Fine-Grained Location (Specific Location): This refers to the precise position of the token relative to its immediate neighbors. Is it immediately before or after another specific token? This is essential for understanding the local syntactic structure and distinguishing between similar phrases. For example, "the cat chased the dog" vs. "the dog chased the cat" has the same coarse-grained structure (beginning, middle, end) but very different fine-grained structure.

Our goal is to create a system that allows the model to easily distinguish between both these levels of positional information. We need a way to encode both the general "neighborhood" a token is in and its exact address within that neighborhood.

This is where Sinusoidal Embeddings come into the picture. While Sinusoidal Embeddings aren’t the only way to create positional embeddings, this is what was used in the original Vaswani et al. paper on transformers.

Laying the Groundwork

The equation for positional embeddings is given by:

$$PE_{(pos, 2i)} = \sin \left( \frac{\text{pos}}{10000^{\frac{2i}{d}}} \right)$$

$$PE_{(pos, 2i+1)} = \cos \left( \frac{\text{pos}}{10000^{\frac{2i}{d}}} \right)$$

These may look scary, but let’s deconstruct it slowly step by step. These equations define the values in the positional embedding. I.e. The value of the element at 2i’th position is given by the formula for that position. To insert these values we:

  1. Start with a blank vector. Typically of size d dimensions It is filled with zeros initially.

  2. We will assign all even indexes (0, 2, 4, …. ) to sine values, and all odd indexes (1, 3, 5, …) to cosine values

Therefore, all even odd indices (2i+1) will have cosine values and even indices will have sine values (2i)

Let’s deconstruct the formula:

  1. The term ‘pos’ is a scalar, representing the token’s index. (Token 1 has pos 0, token 2 has pos 1, so on.)

  2. ‘i’ is the index of the current place we are calculating the embedding for (2i or 2i+1)

  3. ‘d’ is the dimension of the model, generally same as embedding vector dimension.

  4. Denominator: This is responsible for the exponentially decreasing values, as we move further along i, the later values get very close to 0. 10000 is a value that acts as a hyperparameter. It affects the range of frequencies we get. The value 10000 itself is generally used as the denominator, other values may be used but this is the most common one. The ‘2i/d’ in it’s exponent acts as a scaling factor. This is what allows for fine vs coarse grained control

You can use the above widget to see what different embeddings might look like for a particular token!

To put this in context:

  1. This is what the index graph looks like, it is a line from 0 to 128, one for each dimension.

  2. Since the exponent is in denominator, it means that the value will exponentially decrease. We see that the scaling factor reduces very rapidly as we approach the higher dimension values of d. This is also called inverse frequency

  3. We multiply this with position, and pass it as the argument to sin and cos to find its embedding. (Remember, half numbers are generated by sine and the other by cosine:

    Congratulations! We have just replaced scalar 20 with a vector embedding. Now to find use for this.
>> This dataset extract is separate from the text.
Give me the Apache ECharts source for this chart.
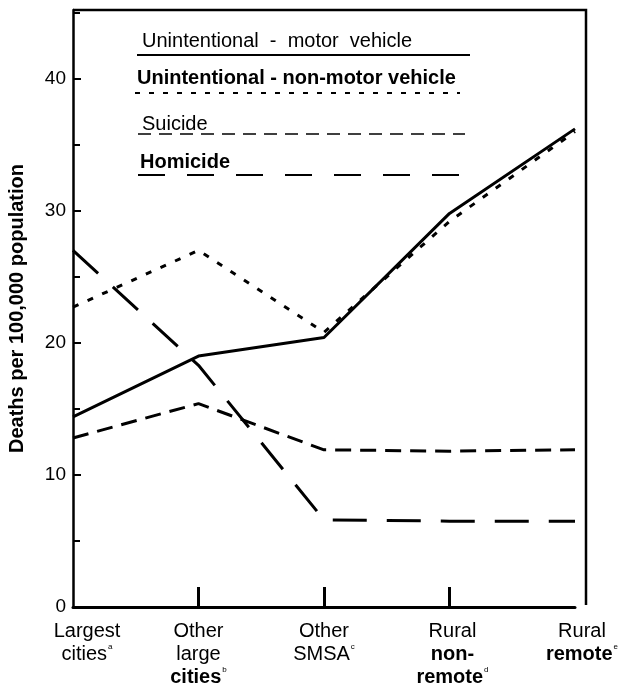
<!DOCTYPE html>
<html>
<head>
<meta charset="utf-8">
<script src="https://cdn.jsdelivr.net/npm/echarts@6/dist/echarts.min.js"></script>
<style>
  html, body { margin: 0; padding: 0; background: #fff; }
  #chart { width: 627px; height: 684px; }
</style>
</head>
<body>
<div id="chart"></div>
<script>
// categories along the bottom
const categories = ['Largest cities', 'Other large cities', 'Other SMSA', 'Rural non-remote', 'Rural remote'];
const categoryLabels = [
  'Largest\ncities{sup|a}',
  'Other\nlarge\n{b|cities}{sup|b}',
  'Other\nSMSA{sup|c}',
  'Rural\n{b|non-}\n{b|remote}{sup|d}',
  'Rural\n{b|remote}{sup|e}'
];

// deaths per 100,000 population
const motorVehicle = [14.4, 19.0, 20.4, 29.8, 36.2];
const nonMotorVehicle = [22.7, 27.0, 20.8, 29.2, 36.0];
const suicide = [12.8, 15.4, 11.9, 11.8, 11.9];
const homicide = [27.0, 18.3, 6.6, 6.5, 6.5];

const yTicks = [0, 10, 20, 30, 40];
const seriesNames = ['Unintentional  -  motor  vehicle', 'Unintentional - non-motor vehicle', 'Suicide', 'Homicide'];

const font = '"Liberation Sans", Arial, sans-serif';
const myChart = echarts.init(document.getElementById('chart'));

// legend drawn as text with the line sample underneath, like the original
function legendItem(name, tx, ty, lx1, lx2, ly, width, dash, bold) {
  return [
    {
      type: 'text',
      x: tx, y: ty,
      style: {
        text: name, fill: '#000',
        font: (bold ? 'bold ' : '') + '20px ' + font,
        verticalAlign: 'middle', textVerticalAlign: 'middle'
      }
    },
    {
      type: 'line',
      shape: {x1: lx1, y1: ly, x2: lx2, y2: ly},
      style: {stroke: '#000', lineWidth: width, lineDash: dash}
    }
  ];
}

// first and last labels sit a little right of their tick in the original
const labelPad = [28, 0, 0, 6, 14];

const option = {
  animation: false,
  backgroundColor: '#fff',
  grid: {left: 73, right: 52, top: 10, bottom: 77, containLabel: false, outerBoundsMode: 'none'},
  xAxis: {
    type: 'category',
    boundaryGap: false,
    data: categories.map((c, i) => ({value: c, textStyle: {padding: [0, 0, 0, labelPad[i]]}})),
    axisLine: {lineStyle: {color: '#000', width: 3}},
    axisTick: {
      inside: true, length: 20,
      lineStyle: {color: '#000', width: 3},
      interval: (i) => i > 0 && i < 4
    },
    axisLabel: {
      interval: 0,
      margin: 13,
      color: '#000',
      fontFamily: font,
      fontSize: 20,
      lineHeight: 23,
      formatter: (v, i) => categoryLabels[i],
      rich: {
        b: {fontWeight: 'bold', fontSize: 20, fontFamily: font, lineHeight: 23},
        sup: {fontSize: 8, fontFamily: font, verticalAlign: 'top', lineHeight: 14, padding: [0, 0, 0, 1]}
      }
    },
    splitLine: {show: false}
  },
  yAxis: {
    type: 'value',
    min: 0, max: 45.2, interval: 10,
    name: 'Deaths per 100,000 population',
    nameLocation: 'middle',
    nameGap: 46,
    nameTextStyle: {color: '#000', fontFamily: font, fontSize: 20, fontWeight: 'bold'},
    axisLine: {show: true, lineStyle: {color: '#000', width: 2.5}},
    axisTick: {show: true, inside: true, length: 8, lineStyle: {color: '#000', width: 2}},
    minorTick: {show: true, splitNumber: 2, length: 7, lineStyle: {color: '#000', width: 2}},
    axisLabel: {
      color: '#000', fontFamily: font, fontSize: 19, margin: 7,
      formatter: (v) => yTicks.includes(v) ? String(v) : ''
    },
    splitLine: {show: false}
  },
  graphic: [
    {
      type: 'polyline',
      shape: {points: [[73, 10], [586, 10], [586, 605]]},
      style: {stroke: '#000', lineWidth: 2.5, fill: null}
    },
    ...legendItem(seriesNames[0], 142, 41, 137, 470, 55, 2, null, false),
    ...legendItem(seriesNames[1], 137, 78, 135, 460, 93, 2, [5, 9], true),
    ...legendItem(seriesNames[2], 142, 124, 138, 465, 134, 1.5, [13, 8], false),
    ...legendItem(seriesNames[3], 140, 162, 138, 470, 175, 2, [27, 22], true)
  ],
  series: [
    {
      name: seriesNames[0], type: 'line', data: motorVehicle, symbol: 'none',
      lineStyle: {color: '#000', width: 3, type: 'solid'}
    },
    {
      name: seriesNames[1], type: 'line', data: nonMotorVehicle, symbol: 'none',
      lineStyle: {color: '#000', width: 3, type: [6, 10]}
    },
    {
      name: seriesNames[2], type: 'line', data: suicide, symbol: 'none',
      lineStyle: {color: '#000', width: 3, type: [16, 9]}
    },
    {
      name: seriesNames[3], type: 'line', data: homicide, symbol: 'none',
      lineStyle: {color: '#000', width: 3, type: [34, 20]}
    }
  ]
};

myChart.setOption(option);
</script>
</body>
</html>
  4. By calculating the embedding for pos=100 (in this case 100th token), results in:

  5. Therefore the overlapping graph becomes like:

Thus we see that the waves start very chaotic. This is because the inverse frequency is extremely high at the beginning and then rapidly falls off and thus the value stabilises. This sort of difference where the values of the wave are very erratic at the beginning but more control towards the end allows us to have fine grained versus coarse grained control over where to find words.
Lower frequencies, ie high inverse frequencies, (left side) help capture long-range dependencies
Higher frequencies, ie lower inverse frequencies (right side) help distinguish nearby positions
This is the final result of scaling it to 1000 tokens and 128 dims:

What’s the Use Case?

What are its offerings?

Having a way to generate embeddings at scale comes with unique advantages. Some of the key advantages are:

  1. With sinusoidal embeddings, the embedding for position pos + k (where k is any offset) can be calculated as a linear transformation of the embedding for position pos. This means there's a matrix, Mₖ (which depends only on the offset k), that you can multiply the original embedding by to get the shifted embedding: PE(pos + k) = Mₖ * PE(pos). This is the biggest advantage. We will not go into the depth of deriving this, but what this means is that we do not have to store the vector for each token. This reduces a significant memory load.
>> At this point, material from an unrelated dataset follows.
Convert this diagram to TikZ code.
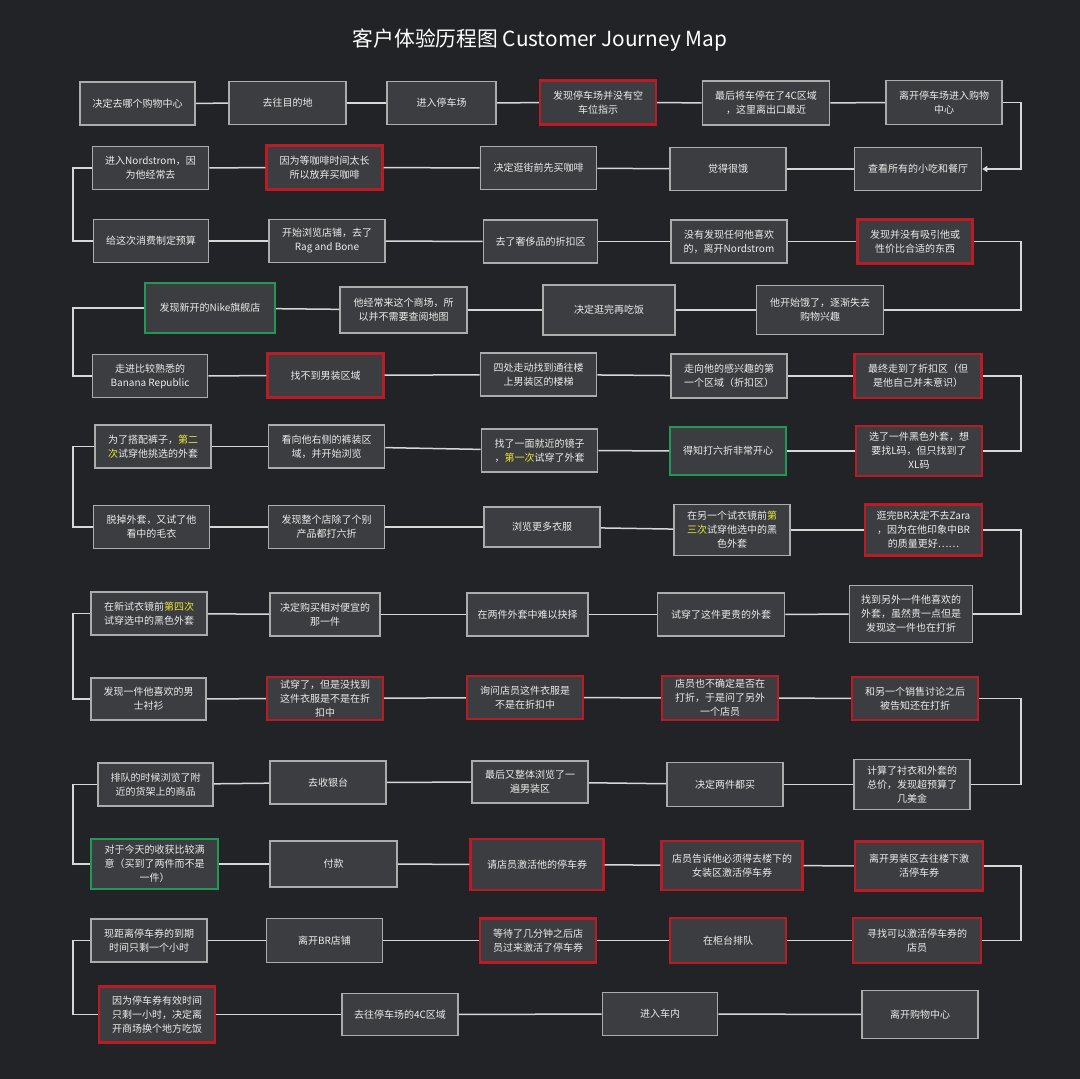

  2. It generalises well. If stuff outside of training data comes, like really long messages, it is still able to create embeddings for them.

How is it specifically used?

Positional embeddings are incredibly important to the transformer architecture, as highlighted in the Attention is All You Need paper. We will be going over this in depth in the next article

These embeddings are not limited to text however, as they are used in image generation models like Stable Diffusion. These models progressively create an image from noise, and each denoising step (timestep) can be thought of as a token. This helps us to distinguish between different moments in the inference process and allows us to change how much we denoise per step

Summary

Positional embeddings are a highly useful tool to infer the order of words and how they are arranged. By calculating this, we are able to teach this non linear information to a neural network and open the doors to the realm of Generative AI.